Request: Search the data for the string "matplotlib" and extract every line where it appears.

Material provided:
------------------------------------------------------------

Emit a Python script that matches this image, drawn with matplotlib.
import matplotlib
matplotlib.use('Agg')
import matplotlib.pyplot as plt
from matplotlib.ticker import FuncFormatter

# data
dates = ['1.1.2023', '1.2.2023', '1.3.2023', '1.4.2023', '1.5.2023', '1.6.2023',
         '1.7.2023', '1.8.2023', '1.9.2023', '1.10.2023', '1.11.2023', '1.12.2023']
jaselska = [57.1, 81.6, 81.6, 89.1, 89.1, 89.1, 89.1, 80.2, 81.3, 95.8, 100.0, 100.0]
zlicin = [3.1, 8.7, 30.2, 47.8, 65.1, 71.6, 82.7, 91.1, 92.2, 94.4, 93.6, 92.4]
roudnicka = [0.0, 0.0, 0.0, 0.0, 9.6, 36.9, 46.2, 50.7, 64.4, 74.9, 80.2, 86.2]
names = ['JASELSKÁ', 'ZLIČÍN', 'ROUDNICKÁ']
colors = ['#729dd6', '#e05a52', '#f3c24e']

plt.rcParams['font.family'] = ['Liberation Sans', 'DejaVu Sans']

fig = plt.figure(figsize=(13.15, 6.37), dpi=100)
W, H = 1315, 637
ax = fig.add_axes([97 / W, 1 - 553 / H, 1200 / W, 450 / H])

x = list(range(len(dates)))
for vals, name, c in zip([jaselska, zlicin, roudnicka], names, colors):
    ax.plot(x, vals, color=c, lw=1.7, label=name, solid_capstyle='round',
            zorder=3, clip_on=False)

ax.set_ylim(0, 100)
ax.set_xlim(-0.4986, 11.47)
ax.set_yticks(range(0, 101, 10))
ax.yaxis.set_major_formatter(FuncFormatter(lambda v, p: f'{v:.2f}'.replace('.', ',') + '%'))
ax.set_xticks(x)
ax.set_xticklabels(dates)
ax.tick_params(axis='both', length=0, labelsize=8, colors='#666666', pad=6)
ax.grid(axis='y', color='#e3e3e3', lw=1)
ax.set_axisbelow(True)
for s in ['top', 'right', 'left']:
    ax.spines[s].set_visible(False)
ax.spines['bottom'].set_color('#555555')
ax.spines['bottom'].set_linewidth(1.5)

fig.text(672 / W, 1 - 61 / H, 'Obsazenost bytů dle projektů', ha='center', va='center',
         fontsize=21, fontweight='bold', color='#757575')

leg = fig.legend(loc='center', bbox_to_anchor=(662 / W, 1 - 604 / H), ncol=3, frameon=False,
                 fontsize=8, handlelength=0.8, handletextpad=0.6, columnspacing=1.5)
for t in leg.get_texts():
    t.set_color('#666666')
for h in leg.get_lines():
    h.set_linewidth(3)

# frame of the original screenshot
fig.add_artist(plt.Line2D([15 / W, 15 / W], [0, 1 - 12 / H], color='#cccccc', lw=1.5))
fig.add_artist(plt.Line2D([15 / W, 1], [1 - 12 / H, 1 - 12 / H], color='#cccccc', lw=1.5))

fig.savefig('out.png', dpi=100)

------------------------------------------------------------

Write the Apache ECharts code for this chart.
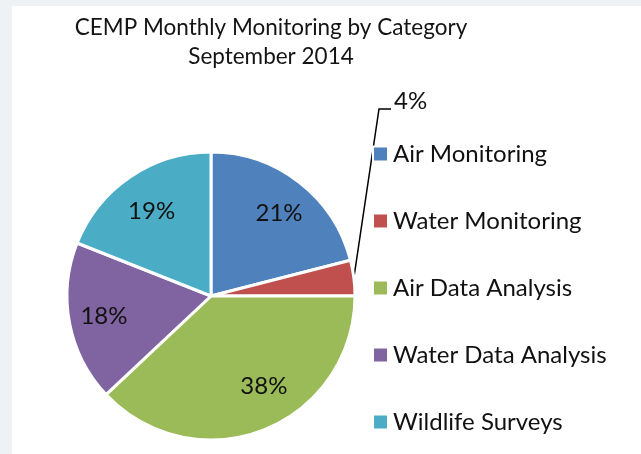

------------------------------------------------------------

Response to this task:
Emit a Python script that matches this image, drawn with matplotlib.
import matplotlib
matplotlib.use('Agg')
import matplotlib.pyplot as plt
from matplotlib.ticker import FuncFormatter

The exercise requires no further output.